Probably because it does — it’s a common feature of both advertising and politics to repeat the same idea over and over until people believe it. Sometimes it happens quickly and sometimes it takes longer, but in the end propagandists can get quite a lot of milage out of repetition.

Sometimes this tactic is referred to as “argumentum ad nauseam” — argument to nausea, based upon the idea that the position is repeated until people become sick of it. Other times, when this occurs not in the context of a single individual’s arguments but instead in the context of a wider culture, it is referred to as Communal Reinforcement.

In the latter situation, the mass media often plays an important role in the spread of invalid ideas, for example by failing to provide any skeptical arguments or even acknowledging that skepticism exists. When was the last time that a report alien abductions or spiritualism spent anywhere close to the same amount of time on skeptical perspectives? When was the last time an article or program on religion offered any time to nonbelievers?

The reason why this is a flaw in reasoning is that the validity or truth of an idea has absolutely nothing whatsoever to do with how often the idea is repeated. You can repeat something dozens of times and it will still be false, while a truth remains a truth even if it is stated only once. Because of this, it is better to avoid repetition as much as possible.

This is not to say, of course, that repetition is always wrong. Sometimes you will find that people don’t entirely understand what you are trying to say. Sometimes you might be legitimately concerned that the primary way you have phrased an idea won’t be understood. In either case, it would not be improper for you to repeat your basic point in different words.

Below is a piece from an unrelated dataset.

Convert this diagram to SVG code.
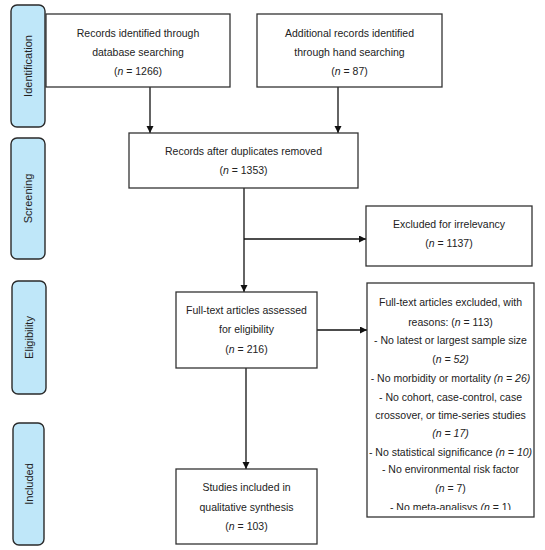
<svg xmlns="http://www.w3.org/2000/svg" width="545" height="550" viewBox="0 0 545 550">
  <style>
    .phase { fill: #bfe7f9; stroke: #2a2a2a; stroke-width: 1.4; }
    .box { fill: #ffffff; stroke: #333333; stroke-width: 1.3; }
    .t { font-family: "Liberation Sans", Arial, sans-serif; font-size: 10.5px; fill: #222222; text-anchor: middle; }
    .pt { font-family: "Liberation Sans", Arial, sans-serif; font-size: 11px; fill: #222222; text-anchor: middle; }
    .i { font-style: italic; }
    .c { fill: none; stroke: #111111; stroke-width: 1.3; }
  </style>
  <defs>
    <marker id="arr" markerUnits="userSpaceOnUse" markerWidth="8" markerHeight="8" refX="7" refY="3.5" orient="auto">
      <path d="M0,0 L7,3.5 L0,7 z" fill="#111111"/>
    </marker>
    <clipPath id="clip6">
      <rect x="367" y="283" width="167" height="227"/>
    </clipPath>
  </defs>
  <rect width="545" height="550" fill="#ffffff"/>

  <g id="phase-identification">
    <rect class="phase" x="11" y="5" width="34" height="122" rx="6"/>
    <text class="pt" transform="translate(32,66) rotate(-90)">Identification</text>
  </g>
  <g id="phase-screening">
    <rect class="phase" x="11" y="138" width="34" height="121" rx="6"/>
    <text class="pt" transform="translate(32,198.5) rotate(-90)">Screening</text>
  </g>
  <g id="phase-eligibility">
    <rect class="phase" x="12" y="281" width="34" height="113" rx="6"/>
    <text class="pt" transform="translate(33,337.5) rotate(-90)">Eligibility</text>
  </g>
  <g id="phase-included">
    <rect class="phase" x="13" y="423" width="31" height="122" rx="6"/>
    <text class="pt" transform="translate(32.5,484) rotate(-90)">Included</text>
  </g>

  <g id="connectors">
    <line class="c" x1="150" y1="87" x2="150" y2="133" marker-end="url(#arr)"/>
    <line class="c" x1="338" y1="87" x2="338" y2="133" marker-end="url(#arr)"/>
    <line class="c" x1="244" y1="188" x2="244" y2="292" marker-end="url(#arr)"/>
    <line class="c" x1="244" y1="239" x2="366" y2="239" marker-end="url(#arr)"/>
    <line class="c" x1="317" y1="330" x2="367" y2="330" marker-end="url(#arr)"/>
    <line class="c" x1="246" y1="368" x2="246" y2="469" marker-end="url(#arr)"/>
  </g>

  <g id="box-database">
    <rect class="box" x="46" y="14" width="184" height="73"/>
    <text class="t" x="138" y="37">Records identified through</text>
    <text class="t" x="138" y="56">database searching</text>
    <text class="t" x="138" y="75">(<tspan class="i">n</tspan> = 1266)</text>
  </g>
  <g id="box-hand">
    <rect class="box" x="257" y="14" width="185" height="73"/>
    <text class="t" x="349.5" y="37">Additional records identified</text>
    <text class="t" x="349.5" y="56">through hand searching</text>
    <text class="t" x="349.5" y="75">(<tspan class="i">n</tspan> = 87)</text>
  </g>
  <g id="box-duplicates">
    <rect class="box" x="129" y="133" width="229" height="55"/>
    <text class="t" x="243.5" y="155">Records after duplicates removed</text>
    <text class="t" x="243.5" y="174">(<tspan class="i">n</tspan> = 1353)</text>
  </g>
  <g id="box-irrelevant">
    <rect class="box" x="366" y="206" width="166" height="60"/>
    <text class="t" x="449" y="228">Excluded for irrelevancy</text>
    <text class="t" x="449" y="247">(<tspan class="i">n</tspan> = 1137)</text>
  </g>
  <g id="box-fulltext">
    <rect class="box" x="176" y="292" width="141" height="76"/>
    <text class="t" x="246.5" y="314">Full-text articles assessed</text>
    <text class="t" x="246.5" y="333">for eligibility</text>
    <text class="t" x="246.5" y="353">(<tspan class="i">n</tspan> = 216)</text>
  </g>
  <g id="box-excluded">
    <rect class="box" x="367" y="283" width="167" height="234"/>
    <g clip-path="url(#clip6)">
      <text class="t" x="450.5" y="306">Full-text articles excluded, with</text>
      <text class="t" x="450.5" y="326">reasons: (<tspan class="i">n</tspan> = 113)</text>
      <text class="t" x="450.5" y="344">- No latest or largest sample size</text>
      <text class="t" x="450.5" y="363">(<tspan class="i">n = 52)</tspan></text>
      <text class="t" x="450.5" y="382">- No morbidity or mortality <tspan class="i">(n = 26)</tspan></text>
      <text class="t" x="450.5" y="401">- No cohort, case-control, case</text>
      <text class="t" x="450.5" y="419">crossover, or time-series studies</text>
      <text class="t" x="450.5" y="437"><tspan class="i">(n = 17)</tspan></text>
      <text class="t" x="450.5" y="456">- No statistical significance <tspan class="i">(n = 10)</tspan></text>
      <text class="t" x="450.5" y="473">- No environmental risk factor</text>
      <text class="t" x="450.5" y="492"><tspan class="i">(n</tspan> = 7)</text>
      <text class="t" x="450.5" y="511">- No meta-analisys <tspan class="i">(n</tspan> = 1)</text>
    </g>
  </g>
  <g id="box-included">
    <rect class="box" x="176" y="469" width="141" height="75"/>
    <text class="t" x="246.5" y="491">Studies included in</text>
    <text class="t" x="246.5" y="511">qualitative synthesis</text>
    <text class="t" x="246.5" y="530">(<tspan class="i">n</tspan> = 103)</text>
  </g>
</svg>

It is also valid to repeat your main point in order to make sure that people remember it. A common piece of advice for formal debating and public speaking is to “Tell ‘em what you’re gonna tell ‘em, then tell ‘em, and then tell ‘em what you told ‘em.” So long as this is accompanied by good reasons to believe that your central point is true, there shouldn’t be anything wrong with this.

Of course, even that can become overbearing if it goes too far: it may not be fallacious to repeat the truth multiple times and in different forms, but it can get annoying over time.

If you encounter someone engaging in argumentum ad nauseam, the best course of action is probably to just point out how often they have repeated their assertion and how little you have seen in the way of support for that assertion. Acknowledge that it is possible that they are right, but explain to them that that cannot be established simply through repetition; instead, you need sound evidence and rational arguments in order to reach that conclusion.

If you encounter a belief or argument which appears to have been created through Communal Reinforcement, your task might be a bit more difficult. When you ask for support for the claim, a person can readily cite all kinds of sources in the media and literature where this claim has been repeated. What you will need to do is explain how and why the repetition of a claim in no way validates it; rather, you need independent support, evidence, and/or arguments which show that it is more likely true than false.

1 comment:

Ivan3man said...

That reminds me of the phrase, "If you tell a lie big enough and keep repeating it, people will eventually come to believe it....", which is regularly attributed to Joseph Goebbels; however, there is no evidence that he actually said it.

Another variation: "A lie told often enough becomes [the] truth" -- Vladimir Lenin.

Richard Belzer defines "The Big Lie" in his book UFOs, JFK, and Elvis: Conspiracies You Don't Have To Be Crazy To Believe as: "If you tell a lie that's big enough, and you tell it often enough, people will believe you are telling the truth, even when what you are saying is total crap."

The phrase probably originates from William James (1842-1910), the father of modern psychology: "There's nothing so absurd that if you repeat it often enough, people will believe it."